Directions for this task => Transcribe each line of the material as it is, and drop any picture.
### Data extract ###
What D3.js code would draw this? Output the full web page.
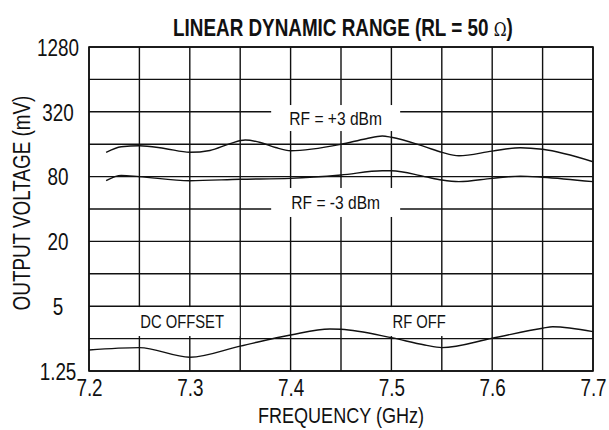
<!DOCTYPE html>
<html>
<head>
<meta charset="utf-8">
<script src="https://cdn.jsdelivr.net/npm/d3@7"></script>
<style>
    body { margin: 0; background: #fff; }
    text { font-family: "Liberation Sans", Arial, sans-serif; fill: #111; }
</style>
</head>
<body>
<svg id="chart"></svg>
<script>
// frequency in GHz, voltages in mV
const rfHighFreq = [7.217, 7.232, 7.25, 7.275, 7.30, 7.32, 7.34, 7.355, 7.37, 7.385, 7.40, 7.45, 7.475, 7.491, 7.50, 7.533, 7.55, 7.567, 7.60, 7.628, 7.65, 7.70];
const rfHighMv   = [134.5, 151.7, 155, 146, 134.5, 140, 162, 175, 166, 149, 139, 159.6, 180, 190.6, 185.5, 151.7, 134.5, 125, 138, 148.5, 143.5, 110];

const rfLowFreq = [7.217, 7.232, 7.25, 7.30, 7.35, 7.40, 7.45, 7.491, 7.50, 7.533, 7.55, 7.567, 7.60, 7.628, 7.65, 7.70];
const rfLowMv   = [73.3, 82.2, 80, 73.3, 75.5, 77.1, 82.8, 90.7, 90.7, 80, 74.3, 71.8, 77.1, 80.9, 79, 71.8];

const dcFreq = [7.20, 7.25, 7.30, 7.35, 7.40, 7.439, 7.45, 7.50, 7.533, 7.55, 7.60, 7.65, 7.66, 7.70];
const dcMv   = [1.96, 2.06, 1.68, 2.13, 2.70, 3.07, 3.05, 2.55, 2.18, 2.06, 2.52, 3.12, 3.22, 2.90];

const xTicks = [7.2, 7.3, 7.4, 7.5, 7.6, 7.7];
const yTicks = [1.25, 5, 20, 80, 320, 1280];

// label text, where it sits (freq, mV) and its white box size
const labelText = ['RF = +3 dBm', 'RF = -3 dBm', 'DC OFFSET', 'RF OFF'];
const labelFreq = [7.4447, 7.4447, 7.2924, 7.5276];
const labelMv   = [280, 46, 3.6, 3.6];
const labelBoxW = [129, 129, 115, 67];
const labelBoxH = [26, 29, 29, 29];
const labelSize = [19, 19, 18, 18];

const config = {
    containerWidth: 609,
    containerHeight: 430,
    margin: { top: 47, bottom: 59, right: 16, left: 89 },
    squeeze: 0.82   // no condensed font installed, so squash the glyphs
};

let width = config.containerWidth - config.margin.left - config.margin.right;
let height = config.containerHeight - config.margin.top - config.margin.bottom;

let svg = d3.select('#chart')
    .attr('width', config.containerWidth)
    .attr('height', config.containerHeight);

let chart = svg.append('g')
    .attr('transform', `translate(${config.margin.left},${config.margin.top})`);

let xScale = d3.scaleLinear()
    .domain([7.2, 7.7])
    .range([0, width]);

// log 2 scale, every grid line is a factor of 2
let yScale = d3.scaleLog()
    .base(2)
    .domain([1.25, 1280])
    .range([height, 0]);

// grid lines
let xGrid = d3.range(0, 11).map(i => 7.2 + i * 0.05);
let yGrid = d3.range(0, 11).map(i => 1.25 * Math.pow(2, i));

chart.selectAll('.vgrid')
    .data(xGrid)
    .join('line')
    .attr('class', 'vgrid')
    .attr('x1', d => xScale(d)).attr('x2', d => xScale(d))
    .attr('y1', 0).attr('y2', height)
    .attr('stroke', '#111')
    .attr('stroke-width', 1.4);

chart.selectAll('.hgrid')
    .data(yGrid)
    .join('line')
    .attr('class', 'hgrid')
    .attr('x1', 0).attr('x2', width)
    .attr('y1', d => yScale(d)).attr('y2', d => yScale(d))
    .attr('stroke', '#111')
    .attr('stroke-width', 1.4);

// white boxes behind the labels
let labels = labelText.map((t, i) => ({
    text: t, f: labelFreq[i], v: labelMv[i], w: labelBoxW[i], h: labelBoxH[i], size: labelSize[i]
}));

chart.selectAll('.labelbox')
    .data(labels)
    .join('rect')
    .attr('class', 'labelbox')
    .attr('x', d => xScale(d.f) - d.w / 2)
    .attr('y', d => yScale(d.v) - d.h / 2)
    .attr('width', d => d.w)
    .attr('height', d => d.h)
    .attr('fill', '#fff');

chart.selectAll('.labeltext')
    .data(labels)
    .join('text')
    .attr('class', 'labeltext squash')
    .attr('x', d => xScale(d.f))
    .attr('y', d => yScale(d.v))
    .attr('dy', '0.36em')
    .attr('text-anchor', 'middle')
    .style('font-size', d => d.size + 'px')
    .text(d => d.text);

// curves
let line = d3.line()
    .x(d => xScale(d[0]))
    .y(d => yScale(d[1]))
    .curve(d3.curveMonotoneX);

let series = [
    d3.zip(rfHighFreq, rfHighMv),
    d3.zip(rfLowFreq, rfLowMv),
    d3.zip(dcFreq, dcMv)
];

chart.selectAll('.curve')
    .data(series)
    .join('path')
    .attr('class', 'curve')
    .attr('fill', 'none')
    .attr('stroke', '#111')
    .attr('stroke-width', 1.4)
    .attr('d', line);

// frame
chart.append('rect')
    .attr('width', width)
    .attr('height', height)
    .attr('fill', 'none')
    .attr('stroke', '#111')
    .attr('stroke-width', 1.6);

// axes, no tick marks, just the labels
let xAxisG = chart.append('g')
    .attr('transform', `translate(0,${height})`)
    .call(d3.axisBottom(xScale).tickValues(xTicks).tickSize(0).tickPadding(9).tickFormat(d3.format('.1f')));

let yAxisG = chart.append('g')
    .call(d3.axisLeft(yScale).tickValues(yTicks).tickSize(0).tickFormat(d => d));

xAxisG.select('.domain').remove();
yAxisG.select('.domain').remove();

xAxisG.selectAll('text')
    .attr('class', 'squash')
    .style('font-size', '23px')
    .style('font-family', '"Liberation Sans", Arial, sans-serif')
    .attr('fill', '#111');

yAxisG.selectAll('text')
    .attr('class', 'squash')
    .attr('x', -31)
    .attr('dy', '0.36em')
    .attr('text-anchor', 'middle')
    .style('font-size', '23px')
    .style('font-family', '"Liberation Sans", Arial, sans-serif')
    .attr('fill', '#111');

// title: squashed with a transform because of the omega tspan
let title = svg.append('text')
    .attr('transform', `translate(343,36) scale(${config.squeeze},1)`)
    .attr('text-anchor', 'middle')
    .style('font-size', '23px')
    .style('font-weight', 'bold');
title.append('tspan').text('LINEAR DYNAMIC RANGE (RL = 50 ');
title.append('tspan')
    .style('font-family', '"DejaVu Serif", "Liberation Serif", serif')
    .style('font-weight', 'normal')
    .style('font-size', '19px')
    .text('Ω');
title.append('tspan').text(')');

svg.append('text')
    .attr('class', 'squash')
    .attr('x', config.margin.left + width / 2)
    .attr('y', 423)
    .attr('text-anchor', 'middle')
    .style('font-size', '22px')
    .text('FREQUENCY (GHz)');

svg.append('text')
    .attr('class', 'squash')
    .attr('transform', 'translate(30,203) rotate(-90)')
    .attr('text-anchor', 'middle')
    .style('font-size', '23px')
    .text('OUTPUT VOLTAGE (mV)');

// squash the plain texts to look like the condensed face in the original
svg.selectAll('text.squash').each(function () {
    let len = this.getComputedTextLength();
    d3.select(this)
        .attr('textLength', len * config.squeeze)
        .attr('lengthAdjust', 'spacingAndGlyphs');
});
</script>
</body>
</html>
###
Result for this task =>
What D3.js code would draw this? Output the full web page.
<!DOCTYPE html>
<html>
<head>
<meta charset="utf-8">
<script src="https://cdn.jsdelivr.net/npm/d3@7"></script>
<style>
    body { margin: 0; background: #fff; }
    text { font-family: "Liberation Sans", Arial, sans-serif; fill: #111; }
</style>
</head>
<body>
<svg id="chart"></svg>
<script>
// frequency in GHz, voltages in mV
const rfHighFreq = [7.217, 7.232, 7.25, 7.275, 7.30, 7.32, 7.34, 7.355, 7.37, 7.385, 7.40, 7.45, 7.475, 7.491, 7.50, 7.533, 7.55, 7.567, 7.60, 7.628, 7.65, 7.70];
const rfHighMv   = [134.5, 151.7, 155, 146, 134.5, 140, 162, 175, 166, 149, 139, 159.6, 180, 190.6, 185.5, 151.7, 134.5, 125, 138, 148.5, 143.5, 110];

const rfLowFreq = [7.217, 7.232, 7.25, 7.30, 7.35, 7.40, 7.45, 7.491, 7.50, 7.533, 7.55, 7.567, 7.60, 7.628, 7.65, 7.70];
const rfLowMv   = [73.3, 82.2, 80, 73.3, 75.5, 77.1, 82.8, 90.7, 90.7, 80, 74.3, 71.8, 77.1, 80.9, 79, 71.8];

const dcFreq = [7.20, 7.25, 7.30, 7.35, 7.40, 7.439, 7.45, 7.50, 7.533, 7.55, 7.60, 7.65, 7.66, 7.70];
const dcMv   = [1.96, 2.06, 1.68, 2.13, 2.70, 3.07, 3.05, 2.55, 2.18, 2.06, 2.52, 3.12, 3.22, 2.90];

const xTicks = [7.2, 7.3, 7.4, 7.5, 7.6, 7.7];
const yTicks = [1.25, 5, 20, 80, 320, 1280];

// label text, where it sits (freq, mV) and its white box size
const labelText = ['RF = +3 dBm', 'RF = -3 dBm', 'DC OFFSET', 'RF OFF'];
const labelFreq = [7.4447, 7.4447, 7.2924, 7.5276];
const labelMv   = [280, 46, 3.6, 3.6];
const labelBoxW = [129, 129, 115, 67];
const labelBoxH = [26, 29, 29, 29];
const labelSize = [19, 19, 18, 18];

const config = {
    containerWidth: 609,
    containerHeight: 430,
    margin: { top: 47, bottom: 59, right: 16, left: 89 },
    squeeze: 0.82   // no condensed font installed, so squash the glyphs
};

let width = config.containerWidth - config.margin.left - config.margin.right;
let height = config.containerHeight - config.margin.top - config.margin.bottom;

let svg = d3.select('#chart')
    .attr('width', config.containerWidth)
    .attr('height', config.containerHeight);

let chart = svg.append('g')
    .attr('transform', `translate(${config.margin.left},${config.margin.top})`);

let xScale = d3.scaleLinear()
    .domain([7.2, 7.7])
    .range([0, width]);

// log 2 scale, every grid line is a factor of 2
let yScale = d3.scaleLog()
    .base(2)
    .domain([1.25, 1280])
    .range([height, 0]);

// grid lines
let xGrid = d3.range(0, 11).map(i => 7.2 + i * 0.05);
let yGrid = d3.range(0, 11).map(i => 1.25 * Math.pow(2, i));

chart.selectAll('.vgrid')
    .data(xGrid)
    .join('line')
    .attr('class', 'vgrid')
    .attr('x1', d => xScale(d)).attr('x2', d => xScale(d))
    .attr('y1', 0).attr('y2', height)
    .attr('stroke', '#111')
    .attr('stroke-width', 1.4);

chart.selectAll('.hgrid')
    .data(yGrid)
    .join('line')
    .attr('class', 'hgrid')
    .attr('x1', 0).attr('x2', width)
    .attr('y1', d => yScale(d)).attr('y2', d => yScale(d))
    .attr('stroke', '#111')
    .attr('stroke-width', 1.4);

// white boxes behind the labels
let labels = labelText.map((t, i) => ({
    text: t, f: labelFreq[i], v: labelMv[i], w: labelBoxW[i], h: labelBoxH[i], size: labelSize[i]
}));

chart.selectAll('.labelbox')
    .data(labels)
    .join('rect')
    .attr('class', 'labelbox')
    .attr('x', d => xScale(d.f) - d.w / 2)
    .attr('y', d => yScale(d.v) - d.h / 2)
    .attr('width', d => d.w)
    .attr('height', d => d.h)
    .attr('fill', '#fff');

chart.selectAll('.labeltext')
    .data(labels)
    .join('text')
    .attr('class', 'labeltext squash')
    .attr('x', d => xScale(d.f))
    .attr('y', d => yScale(d.v))
    .attr('dy', '0.36em')
    .attr('text-anchor', 'middle')
    .style('font-size', d => d.size + 'px')
    .text(d => d.text);

// curves
let line = d3.line()
    .x(d => xScale(d[0]))
    .y(d => yScale(d[1]))
    .curve(d3.curveMonotoneX);

let series = [
    d3.zip(rfHighFreq, rfHighMv),
    d3.zip(rfLowFreq, rfLowMv),
    d3.zip(dcFreq, dcMv)
];

chart.selectAll('.curve')
    .data(series)
    .join('path')
    .attr('class', 'curve')
    .attr('fill', 'none')
    .attr('stroke', '#111')
    .attr('stroke-width', 1.4)
    .attr('d', line);

// frame
chart.append('rect')
    .attr('width', width)
    .attr('height', height)
    .attr('fill', 'none')
    .attr('stroke', '#111')
    .attr('stroke-width', 1.6);

// axes, no tick marks, just the labels
let xAxisG = chart.append('g')
    .attr('transform', `translate(0,${height})`)
    .call(d3.axisBottom(xScale).tickValues(xTicks).tickSize(0).tickPadding(9).tickFormat(d3.format('.1f')));

let yAxisG = chart.append('g')
    .call(d3.axisLeft(yScale).tickValues(yTicks).tickSize(0).tickFormat(d => d));

xAxisG.select('.domain').remove();
yAxisG.select('.domain').remove();

xAxisG.selectAll('text')
    .attr('class', 'squash')
    .style('font-size', '23px')
    .style('font-family', '"Liberation Sans", Arial, sans-serif')
    .attr('fill', '#111');

yAxisG.selectAll('text')
    .attr('class', 'squash')
    .attr('x', -31)
    .attr('dy', '0.36em')
    .attr('text-anchor', 'middle')
    .style('font-size', '23px')
    .style('font-family', '"Liberation Sans", Arial, sans-serif')
    .attr('fill', '#111');

// title: squashed with a transform because of the omega tspan
let title = svg.append('text')
    .attr('transform', `translate(343,36) scale(${config.squeeze},1)`)
    .attr('text-anchor', 'middle')
    .style('font-size', '23px')
    .style('font-weight', 'bold');
title.append('tspan').text('LINEAR DYNAMIC RANGE (RL = 50 ');
title.append('tspan')
    .style('font-family', '"DejaVu Serif", "Liberation Serif", serif')
    .style('font-weight', 'normal')
    .style('font-size', '19px')
    .text('Ω');
title.append('tspan').text(')');

svg.append('text')
    .attr('class', 'squash')
    .attr('x', config.margin.left + width / 2)
    .attr('y', 423)
    .attr('text-anchor', 'middle')
    .style('font-size', '22px')
    .text('FREQUENCY (GHz)');

svg.append('text')
    .attr('class', 'squash')
    .attr('transform', 'translate(30,203) rotate(-90)')
    .attr('text-anchor', 'middle')
    .style('font-size', '23px')
    .text('OUTPUT VOLTAGE (mV)');

// squash the plain texts to look like the condensed face in the original
svg.selectAll('text.squash').each(function () {
    let len = this.getComputedTextLength();
    d3.select(this)
        .attr('textLength', len * config.squeeze)
        .attr('lengthAdjust', 'spacingAndGlyphs');
});
</script>
</body>
</html>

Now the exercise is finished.